TLDRs;
- Visa shares hold steady in after-hours trading despite credit-card fee concerns.
- Washington scrutiny of card fees raises uncertainty for payment networks.
- Merchants and economists weigh in on the potential impact of fee caps.
- Investors await January 29 earnings for clearer guidance on revenue trends.
Visa Inc (NYSE: V) saw its shares slip slightly by 0.2% to $325.28 in after-hours trading on Wednesday, maintaining a close range near its previous closing price.
Investors appear to be balancing the potential effects of political scrutiny on credit-card fees against the company’s steady operational performance. While the decline is modest, market attention is sharpening as policymakers and financial analysts assess the impact of possible regulatory changes on payment networks.

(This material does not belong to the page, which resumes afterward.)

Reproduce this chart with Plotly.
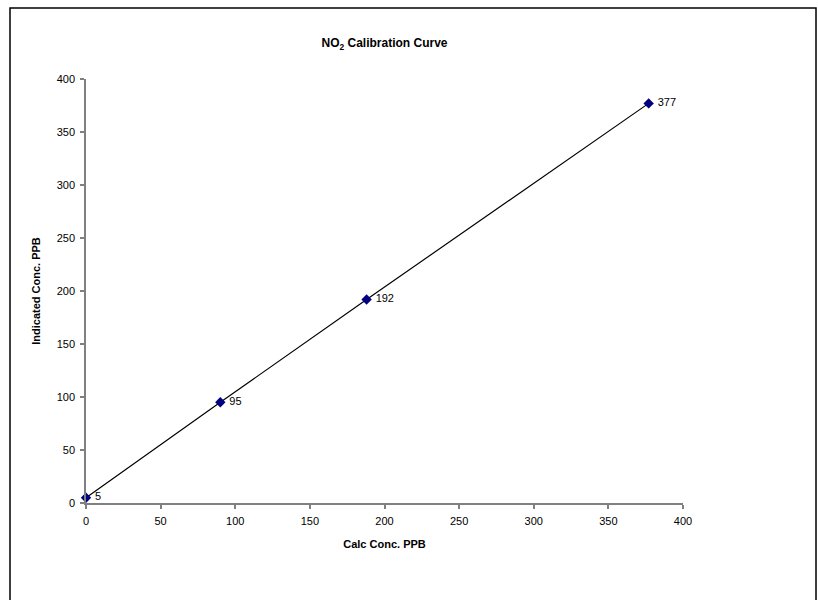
import plotly.graph_objects as go

# Calibration readings
calc_conc = [0, 90, 188, 377]
indicated_conc = [5, 95, 192, 377]
point_labels = [" " + str(v) for v in indicated_conc]

tick_vals = [0, 50, 100, 150, 200, 250, 300, 350, 400]

W, H = 818, 600
L, R, T, B = 86, 683, 79, 502.7

fig = go.Figure()
fig.add_trace(go.Scatter(
    x=calc_conc, y=indicated_conc,
    mode="lines+markers+text",
    line=dict(color="black", width=1.2),
    marker=dict(symbol="diamond", size=8, color="#000080"),
    text=point_labels,
    textposition="middle right",
    textfont=dict(family="Liberation Sans, Arial", size=11, color="black"),
    cliponaxis=False,
    showlegend=False,
))

axis_common = dict(
    showgrid=False, zeroline=False,
    showline=True, linecolor="#808080", linewidth=1.5,
    ticks="outside", ticklen=4, tickcolor="#808080", tickwidth=1.5,
    ticklabelstandoff=3,
    tickfont=dict(family="Liberation Sans, Arial", size=11, color="black"),
    tickvals=tick_vals, range=[0, 400], fixedrange=True,
)

fig.update_layout(
    width=W, height=H,
    margin=dict(l=L, r=W - R, t=T, b=H - B, pad=0),
    paper_bgcolor="white", plot_bgcolor="white",
    font=dict(family="Liberation Sans, Arial", color="black"),
    title=dict(
        text="<b>NO<sub>2</sub> Calibration Curve</b>",
        x=(L + R) / 2 / W, xanchor="center",
        y=1 - 43 / H, yanchor="middle",
        font=dict(size=12, color="black"),
    ),
    xaxis=dict(**axis_common,
               title=dict(text="<b>Calc Conc. PPB</b>", standoff=14,
                          font=dict(size=11, color="black"))),
    yaxis=dict(**axis_common,
               title=dict(text="<b>Indicated Conc. PPB</b>", standoff=14,
                          font=dict(size=11, color="black"))),
)

# chart-area border
pw, ph = R - L, B - T
fig.add_shape(
    type="rect", xref="paper", yref="paper",
    x0=(10 - L) / pw, x1=(816 - L) / pw,
    y0=(B - 610) / ph, y1=(B - 8) / ph,
    line=dict(color="black", width=1.5), layer="below",
)

fig.write_html("out.html")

Fee cap discussions stir market uncertainty
Renewed focus in Washington on credit-card economics has put companies like Visa back under the spotlight. Lawmakers are exploring changes to card payment pricing and routing, signaling potential disruptions not just for banks and merchants, but also for the networks that facilitate transactions.
Analysts at Goldman Sachs estimate that even a small shift away from Visa’s network could reduce earnings by about 3%, illustrating the sensitivity of the stock to regulatory developments.
Global scrutiny and merchant debates continue
Concerns are not limited to the U.S. In the United Kingdom, Visa and Mastercard are also facing scrutiny over interchange fees, often called “swipe fees,” which merchants pay when accepting card payments.
Meanwhile, U.S. merchants are advocating for settlements that would allow more flexibility to charge surcharges, a move supported by economists who compare premium card fees to paying more for high-end products. These debates add layers of complexity to investors’ risk calculations.
Earnings report to provide next market catalyst
Visa is entering a quiet period ahead of its fiscal first-quarter earnings report on January 29. This release, which will cover cross-border volumes and consumer spending patterns, is expected to offer a clearer signal on how the company may be impacted by ongoing political and market developments.
Market observers note that, despite ongoing chatter about fee caps, Visa’s revenue mainly derives from transaction volumes and network fees rather than interest income, which could mitigate potential negative effects.
Investors balance policy risk and business fundamentals
While short-term market sentiment remains cautious, experts stress that the ultimate impact on Visa may depend heavily on political outcomes rather than operational weakness. Proposed legislation could stall, be diluted, or shift focus to banks and merchants instead of the networks themselves. In this context, Visa’s stock performance is increasingly being interpreted as a play on policy risk rather than direct consumer demand.
Traders will be closely watching developments in fee cap discussions, as well as the company’s earnings webcast, to gauge both short-term volatility and the longer-term trajectory of this key payment network.